Lets do a comparison between our Two companies we both have stocks in and do a PP Comparison . My thoughts in (Quote) are betwwen these 2 PP,s and why my position is a lot smaller here till is see Anigo and HRH JV as thats what CEO Bryson of ACDC put out in a NR . No deal till Anigo and HRH sign a definitive agreement and yah imo lop sided PP,S Cheers . Read on .
Then we have this beauty Gem PP Prop .
2021-01-18 18:38 ET - News Release
Mr. Bryson Goodwin reports
EV BATTERY TECH ANNOUNCES PRIVATE PLACEMENT
Extreme Vehicle Battery Technologies Corp. intends to undertake a non-brokered private placement for gross proceeds of up to $2.5-million through the issuance of up to 12.5 million units at a price of 20 cents per unit.
Each unit will consist of one common share of the company and one common share purchase warrant. Each warrant will be exercisable into one common share at an exercise price of 50 cents for a period of three years from the issuance date, subject to acceleration, at the company's discretion, in the event that the common shares trade at a price on the Canadian Securities Exchange of greater than 75 cents per common share for a period of 10 consecutive trading days.
The company intends to use the proceeds from the offering toward product development, research and development, and for general working capital.
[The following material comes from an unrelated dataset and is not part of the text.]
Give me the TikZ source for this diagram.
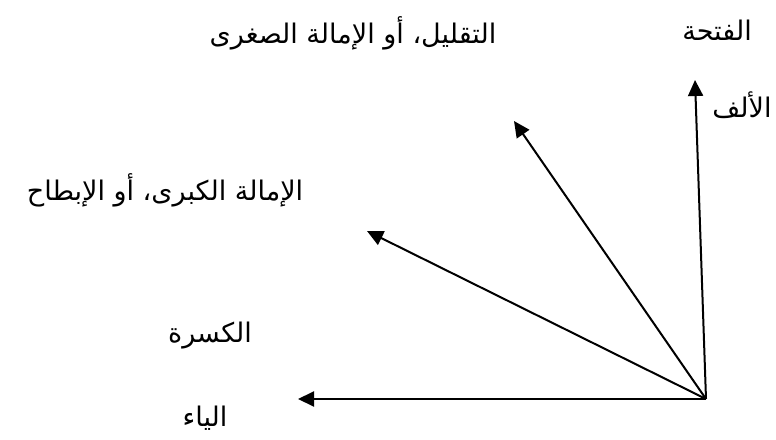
\documentclass[tikz,border=0pt]{standalone}
\usepackage{fontspec}
\usetikzlibrary{arrows.meta}
\TeXXeTstate=1
\newfontfamily\arabicfont[Script=Arabic]{DejaVu Sans}

\begin{document}
\begin{tikzpicture}[x=1pt, y=-1pt, lbl/.style={font=\arabicfont\fontsize{27}{32}\selectfont, inner sep=0pt}, vec/.style={line width=2pt, -{Triangle[length=16pt, width=15pt]}}]
\useasboundingbox (0,0) rectangle (776,439);
\coordinate (o) at (706,399);
\coordinate (alifTip) at (695,80);
\coordinate (sughraTip) at (514,121);
\coordinate (kubraTip) at (367,231);
\coordinate (yaTip) at (298,399);
\node[lbl] (fatha) at (717,30) {\beginR الفتحة\endR};
\node[lbl] (sughra) at (353,33) {\beginR التقليل، أو الإمالة الصغرى\endR};
\node[lbl] (alif) at (742,105) {\beginR الألف\endR};
\node[lbl] (kubra) at (165,190) {\beginR الإمالة الكبرى، أو الإبطاح\endR};
\node[lbl] (kasra) at (210,336) {\beginR الكسرة\endR};
\node[lbl] (ya) at (205,418) {\beginR الياء\endR};
\draw[vec] (o) -- (alifTip);
\draw[vec] (o) -- (sughraTip);
\draw[vec] (o) -- (kubraTip);
\draw[vec] (o) -- (yaTip);
\end{tikzpicture}
\end{document}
About Extreme Vehicle Battery Technologies Corp.
Extreme Vehicle Battery Technologies is a blockchain and battery technology company with revolutionary, patented battery management systems (BMS) designed to meet the growing demand for scalable, smart solutions for the rapidly growing electric vehicle (EV) and energy storage solution (ESS) markets. The company has committed to assisting global recycling solutions by offering recycling initiatives using its technology to analyze and fully refurbish used batteries.
We seek Safe Harbor. (Quote ) While HRH will have 25 million shares at a Nickel coming out down the road . So ACDC 20 cents, 50 cents, 75 cents , HRH A Nickel then a Dime so looks like insiders and friends lining there pockets at the retails expense while ACDC looks for much bigger targets to exercise warrents AND less dilution but thats just make take . Long ACDC and gl with HRH Prop Cheers . . VANCOUVER, B.C. - TheNewswire - January 18, 2021 – Hillcrest Petroleum Ltd. (the “ Company ” or “ Hillcrest ”) ( TSXV:HRH) ( OTC:HLRTF) , announces that it has closed a non-brokered private placement of up 25,340,000 units of the Company (the “ Units ”) at a price of $0.05 per Unit for gross proceeds of up to $1,267,000 (the “ Offering ”). Each unit consists of one common share (a “ Share ”) and one share purchase warrant (the “ Warrant ”). Each Warrant will be exercisable into an additional common share of the Company at a price of $0.10 per share for a period of two years.
The subscribers to the Offering include an officer who subscribed for 1,500,000 Units. The issuance of Shares to this offer constitutes a "related party transaction" as this term is defined in Multilateral Instrument 61-101 - Protection of Minority Securityholders in Special Transactions (“ MI 61-101 ”). The Company is relying on the exemption from valuation requirement and minority approval pursuant to subsection 5.5(a) and 5.7(a) of MI 61-101, respectively, as the securities do not represent more than 25% of the Company’s market capitalization, as determined in accordance with MI 61-101.
The Company intends to use the proceeds of the Offering for well maintenance on the Company’s existing wells, preparation for the drilling of a new well, retirement or reduction of payables, the payment of provincial royalties related to its oil and gas operations, and further development of the Company’s energy portfolio through the establishment of a local energy laboratory, as well as for general working capital purposes.
The Company paid eligible finders a cash commission in the aggregate amount of $33,760 and issued an aggregate of 675,200 non-transferable finder’s warrants (the “ Finder’s Warrants ”). Each Finder’s Warrant entitles the holder to purchase one additional Share at a price of $0.10 per Share for a period of two years from the closing of the Offering.
All securities issued in connection with the Offering are subject to a four month hold period expiring on May 19, 2021 in accordance with applicable securities laws.